#### PROVIDED DATA ####

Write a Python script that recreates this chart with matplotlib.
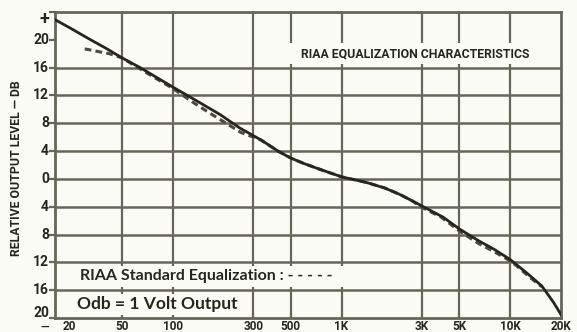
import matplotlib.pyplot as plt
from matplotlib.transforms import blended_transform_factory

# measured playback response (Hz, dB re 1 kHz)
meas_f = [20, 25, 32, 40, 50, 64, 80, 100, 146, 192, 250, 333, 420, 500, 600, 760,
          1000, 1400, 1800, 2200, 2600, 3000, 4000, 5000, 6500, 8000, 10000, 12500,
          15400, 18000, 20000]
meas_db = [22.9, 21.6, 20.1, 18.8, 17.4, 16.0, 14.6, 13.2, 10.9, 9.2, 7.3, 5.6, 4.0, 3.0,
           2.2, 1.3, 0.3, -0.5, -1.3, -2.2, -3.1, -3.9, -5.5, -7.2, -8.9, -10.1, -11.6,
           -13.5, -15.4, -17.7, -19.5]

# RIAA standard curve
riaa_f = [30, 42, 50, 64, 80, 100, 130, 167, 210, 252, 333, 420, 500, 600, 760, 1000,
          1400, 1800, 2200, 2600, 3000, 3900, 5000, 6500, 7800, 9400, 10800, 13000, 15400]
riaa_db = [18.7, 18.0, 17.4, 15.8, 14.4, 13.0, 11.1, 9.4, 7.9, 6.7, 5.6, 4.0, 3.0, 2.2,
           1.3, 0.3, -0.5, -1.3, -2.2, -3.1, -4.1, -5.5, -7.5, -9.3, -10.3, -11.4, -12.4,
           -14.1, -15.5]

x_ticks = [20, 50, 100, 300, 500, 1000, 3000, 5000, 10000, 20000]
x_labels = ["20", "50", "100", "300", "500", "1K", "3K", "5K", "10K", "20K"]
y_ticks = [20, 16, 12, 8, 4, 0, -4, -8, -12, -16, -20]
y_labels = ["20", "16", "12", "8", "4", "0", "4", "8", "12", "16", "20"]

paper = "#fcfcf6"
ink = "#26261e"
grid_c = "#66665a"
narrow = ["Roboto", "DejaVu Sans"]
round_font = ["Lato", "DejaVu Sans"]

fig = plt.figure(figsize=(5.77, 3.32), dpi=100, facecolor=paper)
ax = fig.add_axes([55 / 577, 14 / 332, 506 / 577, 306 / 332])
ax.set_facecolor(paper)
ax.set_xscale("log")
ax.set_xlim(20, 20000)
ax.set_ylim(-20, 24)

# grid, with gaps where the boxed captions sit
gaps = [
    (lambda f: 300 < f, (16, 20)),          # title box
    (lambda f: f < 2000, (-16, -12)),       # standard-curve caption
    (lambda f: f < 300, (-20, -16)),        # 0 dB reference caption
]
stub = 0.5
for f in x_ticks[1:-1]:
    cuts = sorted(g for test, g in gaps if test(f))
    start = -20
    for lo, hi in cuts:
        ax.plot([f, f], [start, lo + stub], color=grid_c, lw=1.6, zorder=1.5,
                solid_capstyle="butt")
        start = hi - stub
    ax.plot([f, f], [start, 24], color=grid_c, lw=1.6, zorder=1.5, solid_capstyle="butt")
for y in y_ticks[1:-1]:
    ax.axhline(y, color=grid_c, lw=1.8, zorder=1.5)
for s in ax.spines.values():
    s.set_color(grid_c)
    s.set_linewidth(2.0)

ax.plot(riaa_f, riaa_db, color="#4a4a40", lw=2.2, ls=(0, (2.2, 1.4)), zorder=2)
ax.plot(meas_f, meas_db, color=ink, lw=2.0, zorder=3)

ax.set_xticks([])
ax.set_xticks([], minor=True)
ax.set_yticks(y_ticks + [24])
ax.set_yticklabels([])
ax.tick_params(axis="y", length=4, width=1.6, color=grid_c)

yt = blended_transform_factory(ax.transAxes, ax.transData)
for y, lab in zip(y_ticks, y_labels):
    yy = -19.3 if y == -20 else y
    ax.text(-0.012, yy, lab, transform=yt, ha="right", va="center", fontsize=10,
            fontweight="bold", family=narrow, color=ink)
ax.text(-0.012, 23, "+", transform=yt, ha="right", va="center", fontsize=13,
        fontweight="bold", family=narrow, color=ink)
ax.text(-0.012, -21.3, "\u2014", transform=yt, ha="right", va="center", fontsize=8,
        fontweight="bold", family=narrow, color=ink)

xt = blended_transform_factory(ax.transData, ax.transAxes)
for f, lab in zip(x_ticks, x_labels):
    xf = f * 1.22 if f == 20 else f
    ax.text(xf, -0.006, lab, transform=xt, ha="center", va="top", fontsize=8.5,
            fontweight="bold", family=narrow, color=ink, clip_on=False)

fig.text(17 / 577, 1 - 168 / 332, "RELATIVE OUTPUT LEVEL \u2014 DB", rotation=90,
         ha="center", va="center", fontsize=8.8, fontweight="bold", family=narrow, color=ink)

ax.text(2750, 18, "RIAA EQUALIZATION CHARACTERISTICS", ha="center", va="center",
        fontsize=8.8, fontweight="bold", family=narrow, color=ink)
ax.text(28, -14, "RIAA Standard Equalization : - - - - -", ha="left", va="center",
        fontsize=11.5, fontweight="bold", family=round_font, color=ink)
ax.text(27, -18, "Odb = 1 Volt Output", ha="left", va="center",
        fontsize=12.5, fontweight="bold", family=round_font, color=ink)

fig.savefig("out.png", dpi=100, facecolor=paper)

####
#### PROVIDED DATA ####

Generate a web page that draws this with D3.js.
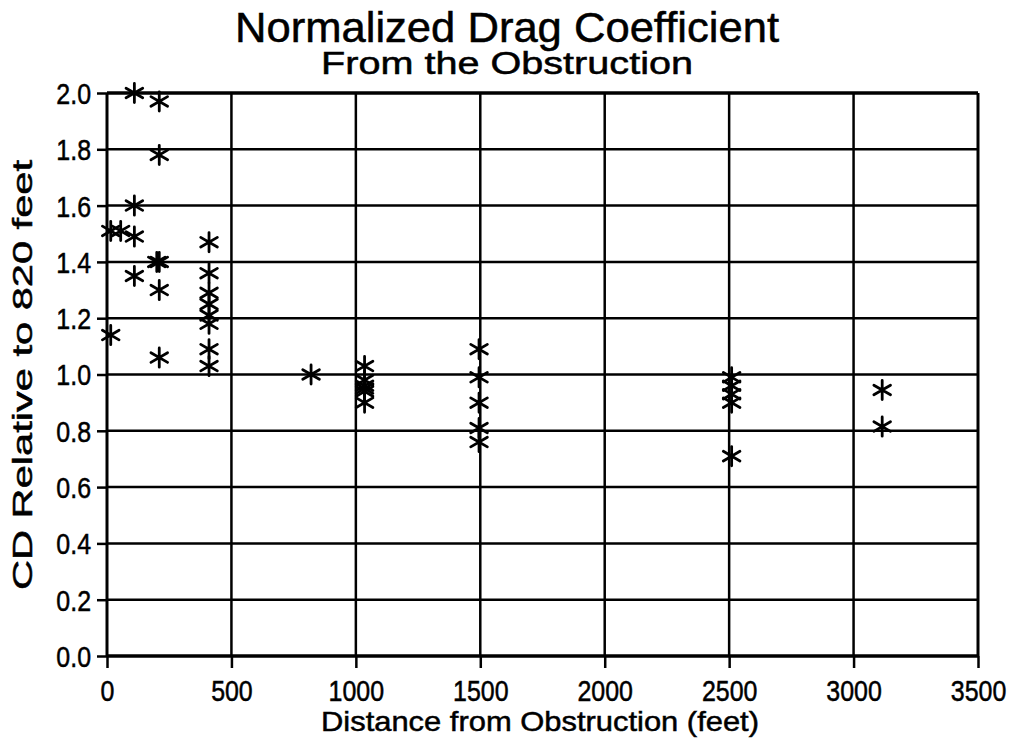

####
#### PROVIDED DATA ####

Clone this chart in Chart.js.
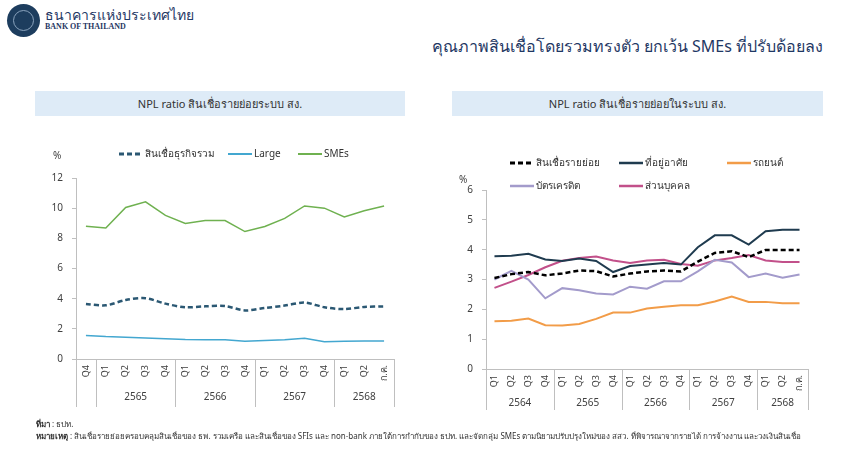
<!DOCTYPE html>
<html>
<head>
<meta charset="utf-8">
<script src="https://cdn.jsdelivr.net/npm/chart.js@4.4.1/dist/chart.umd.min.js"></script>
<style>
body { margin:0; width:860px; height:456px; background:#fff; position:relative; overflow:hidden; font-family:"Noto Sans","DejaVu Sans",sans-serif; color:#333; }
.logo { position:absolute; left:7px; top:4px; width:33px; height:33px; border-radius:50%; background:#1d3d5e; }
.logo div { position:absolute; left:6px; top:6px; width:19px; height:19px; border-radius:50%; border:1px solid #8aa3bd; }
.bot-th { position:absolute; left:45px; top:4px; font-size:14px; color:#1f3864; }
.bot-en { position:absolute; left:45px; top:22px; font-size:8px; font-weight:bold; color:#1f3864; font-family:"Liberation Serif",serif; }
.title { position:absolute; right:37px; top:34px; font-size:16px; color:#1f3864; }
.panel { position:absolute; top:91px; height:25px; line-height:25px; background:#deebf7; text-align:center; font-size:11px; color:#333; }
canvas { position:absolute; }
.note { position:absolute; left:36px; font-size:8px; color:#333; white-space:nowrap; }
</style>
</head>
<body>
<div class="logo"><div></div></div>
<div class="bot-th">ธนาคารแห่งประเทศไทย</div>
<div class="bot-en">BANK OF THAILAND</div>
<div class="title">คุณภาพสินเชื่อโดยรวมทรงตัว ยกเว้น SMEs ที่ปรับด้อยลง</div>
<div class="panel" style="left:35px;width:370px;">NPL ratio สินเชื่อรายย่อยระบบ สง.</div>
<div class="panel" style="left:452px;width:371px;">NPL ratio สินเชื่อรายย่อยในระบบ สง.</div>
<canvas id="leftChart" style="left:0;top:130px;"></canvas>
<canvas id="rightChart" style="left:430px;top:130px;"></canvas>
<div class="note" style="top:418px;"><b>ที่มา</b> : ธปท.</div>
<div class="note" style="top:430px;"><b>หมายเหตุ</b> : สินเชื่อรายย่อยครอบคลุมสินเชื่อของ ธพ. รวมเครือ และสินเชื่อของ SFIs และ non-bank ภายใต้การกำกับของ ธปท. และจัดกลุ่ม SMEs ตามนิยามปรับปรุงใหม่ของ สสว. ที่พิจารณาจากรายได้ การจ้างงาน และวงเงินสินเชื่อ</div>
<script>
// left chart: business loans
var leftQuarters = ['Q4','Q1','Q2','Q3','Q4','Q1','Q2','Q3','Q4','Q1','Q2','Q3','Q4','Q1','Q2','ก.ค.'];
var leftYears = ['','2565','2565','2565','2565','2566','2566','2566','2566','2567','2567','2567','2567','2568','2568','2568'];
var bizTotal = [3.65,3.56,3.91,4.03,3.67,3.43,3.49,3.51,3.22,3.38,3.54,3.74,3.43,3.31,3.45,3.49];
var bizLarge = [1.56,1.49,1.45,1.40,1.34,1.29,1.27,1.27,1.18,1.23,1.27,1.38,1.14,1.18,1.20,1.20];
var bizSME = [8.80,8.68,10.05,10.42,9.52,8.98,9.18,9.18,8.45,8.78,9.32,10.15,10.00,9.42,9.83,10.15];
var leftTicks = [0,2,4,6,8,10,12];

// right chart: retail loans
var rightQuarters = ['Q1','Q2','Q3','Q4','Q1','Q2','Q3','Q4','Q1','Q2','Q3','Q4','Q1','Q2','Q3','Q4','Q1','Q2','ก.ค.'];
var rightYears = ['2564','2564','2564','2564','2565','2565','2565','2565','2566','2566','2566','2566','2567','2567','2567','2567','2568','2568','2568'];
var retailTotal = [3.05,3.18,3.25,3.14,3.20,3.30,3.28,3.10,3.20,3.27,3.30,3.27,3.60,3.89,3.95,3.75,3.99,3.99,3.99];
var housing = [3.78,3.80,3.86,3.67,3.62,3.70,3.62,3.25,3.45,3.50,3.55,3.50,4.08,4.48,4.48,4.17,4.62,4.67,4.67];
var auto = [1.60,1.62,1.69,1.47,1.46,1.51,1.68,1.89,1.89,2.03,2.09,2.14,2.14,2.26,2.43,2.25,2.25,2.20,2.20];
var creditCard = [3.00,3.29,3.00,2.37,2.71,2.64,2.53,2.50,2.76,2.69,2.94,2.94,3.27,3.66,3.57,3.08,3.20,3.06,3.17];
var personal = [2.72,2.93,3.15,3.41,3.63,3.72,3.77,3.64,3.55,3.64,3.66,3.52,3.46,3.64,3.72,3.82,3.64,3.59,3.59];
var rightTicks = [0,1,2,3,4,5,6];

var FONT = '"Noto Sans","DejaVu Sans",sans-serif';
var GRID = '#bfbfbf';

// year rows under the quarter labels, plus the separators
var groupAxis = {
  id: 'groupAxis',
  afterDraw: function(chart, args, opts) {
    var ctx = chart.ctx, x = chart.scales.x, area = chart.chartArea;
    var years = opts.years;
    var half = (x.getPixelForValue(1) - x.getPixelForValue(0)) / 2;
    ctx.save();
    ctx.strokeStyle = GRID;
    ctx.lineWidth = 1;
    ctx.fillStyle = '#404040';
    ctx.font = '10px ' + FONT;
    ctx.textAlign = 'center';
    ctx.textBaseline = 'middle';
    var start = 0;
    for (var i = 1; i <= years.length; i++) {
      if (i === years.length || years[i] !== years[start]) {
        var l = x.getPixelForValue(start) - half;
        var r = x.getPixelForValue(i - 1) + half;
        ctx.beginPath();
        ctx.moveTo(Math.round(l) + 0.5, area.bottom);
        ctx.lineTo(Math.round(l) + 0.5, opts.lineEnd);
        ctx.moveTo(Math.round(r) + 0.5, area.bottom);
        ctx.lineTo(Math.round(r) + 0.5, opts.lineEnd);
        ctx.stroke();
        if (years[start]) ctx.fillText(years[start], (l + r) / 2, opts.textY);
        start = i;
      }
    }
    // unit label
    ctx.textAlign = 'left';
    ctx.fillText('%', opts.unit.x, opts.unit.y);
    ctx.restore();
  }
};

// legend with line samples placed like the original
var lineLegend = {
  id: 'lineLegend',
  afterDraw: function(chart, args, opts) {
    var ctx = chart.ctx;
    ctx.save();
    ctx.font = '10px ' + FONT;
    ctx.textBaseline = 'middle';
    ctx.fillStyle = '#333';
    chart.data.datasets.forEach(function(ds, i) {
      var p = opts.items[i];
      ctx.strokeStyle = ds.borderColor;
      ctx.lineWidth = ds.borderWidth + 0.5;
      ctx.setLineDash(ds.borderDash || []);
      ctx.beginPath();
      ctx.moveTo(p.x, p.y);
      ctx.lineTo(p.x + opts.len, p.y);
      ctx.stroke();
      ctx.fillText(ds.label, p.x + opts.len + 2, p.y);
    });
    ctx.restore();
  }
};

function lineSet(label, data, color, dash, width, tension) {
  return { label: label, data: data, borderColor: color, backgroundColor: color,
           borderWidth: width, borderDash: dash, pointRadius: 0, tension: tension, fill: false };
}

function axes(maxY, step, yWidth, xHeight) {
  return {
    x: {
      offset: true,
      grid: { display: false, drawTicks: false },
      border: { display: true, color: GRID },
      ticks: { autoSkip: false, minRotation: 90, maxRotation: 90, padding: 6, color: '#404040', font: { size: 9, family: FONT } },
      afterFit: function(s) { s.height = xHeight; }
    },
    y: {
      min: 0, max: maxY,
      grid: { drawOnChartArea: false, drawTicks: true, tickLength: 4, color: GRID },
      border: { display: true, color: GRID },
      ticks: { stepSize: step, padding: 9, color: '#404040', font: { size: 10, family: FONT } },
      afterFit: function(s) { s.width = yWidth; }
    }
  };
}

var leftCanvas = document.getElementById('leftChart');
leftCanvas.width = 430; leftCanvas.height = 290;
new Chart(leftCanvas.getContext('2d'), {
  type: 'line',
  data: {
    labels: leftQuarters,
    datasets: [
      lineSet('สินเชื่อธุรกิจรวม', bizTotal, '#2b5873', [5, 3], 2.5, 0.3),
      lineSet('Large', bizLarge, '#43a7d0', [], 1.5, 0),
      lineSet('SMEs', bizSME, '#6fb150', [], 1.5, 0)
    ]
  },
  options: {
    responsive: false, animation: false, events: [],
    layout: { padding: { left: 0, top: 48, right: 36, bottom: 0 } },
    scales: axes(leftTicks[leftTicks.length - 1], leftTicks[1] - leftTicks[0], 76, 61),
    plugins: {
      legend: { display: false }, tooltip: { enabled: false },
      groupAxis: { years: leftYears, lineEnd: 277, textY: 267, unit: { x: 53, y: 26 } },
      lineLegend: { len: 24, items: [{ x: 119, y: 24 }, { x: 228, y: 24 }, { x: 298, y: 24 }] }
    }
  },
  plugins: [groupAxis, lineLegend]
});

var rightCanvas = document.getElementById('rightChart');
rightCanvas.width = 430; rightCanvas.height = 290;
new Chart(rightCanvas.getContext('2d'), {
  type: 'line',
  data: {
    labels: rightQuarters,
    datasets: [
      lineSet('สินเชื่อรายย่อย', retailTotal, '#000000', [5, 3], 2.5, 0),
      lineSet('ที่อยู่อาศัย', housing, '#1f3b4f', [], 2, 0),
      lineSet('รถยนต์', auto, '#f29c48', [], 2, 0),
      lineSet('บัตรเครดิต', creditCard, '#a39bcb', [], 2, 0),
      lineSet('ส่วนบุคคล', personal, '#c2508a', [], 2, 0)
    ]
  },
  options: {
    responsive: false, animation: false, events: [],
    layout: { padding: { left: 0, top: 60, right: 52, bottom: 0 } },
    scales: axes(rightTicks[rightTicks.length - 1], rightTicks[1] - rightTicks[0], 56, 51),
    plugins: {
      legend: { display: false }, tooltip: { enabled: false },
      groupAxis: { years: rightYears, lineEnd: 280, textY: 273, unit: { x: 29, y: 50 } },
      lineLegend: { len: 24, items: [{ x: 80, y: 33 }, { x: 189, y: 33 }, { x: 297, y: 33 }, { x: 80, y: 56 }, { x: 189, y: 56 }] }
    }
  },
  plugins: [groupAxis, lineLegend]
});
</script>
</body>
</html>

####

* _THE EXERCISE_
Keep to the stretch from the line containing "Write a Python" through the line containing "from matplotlib.transforms import", both ends included, and copy it exactly from the listing above, minus the pictures.

* _TASK SOLUTION_
Write a Python script that recreates this chart with matplotlib.
import matplotlib.pyplot as plt
from matplotlib.transforms import blended_transform_factory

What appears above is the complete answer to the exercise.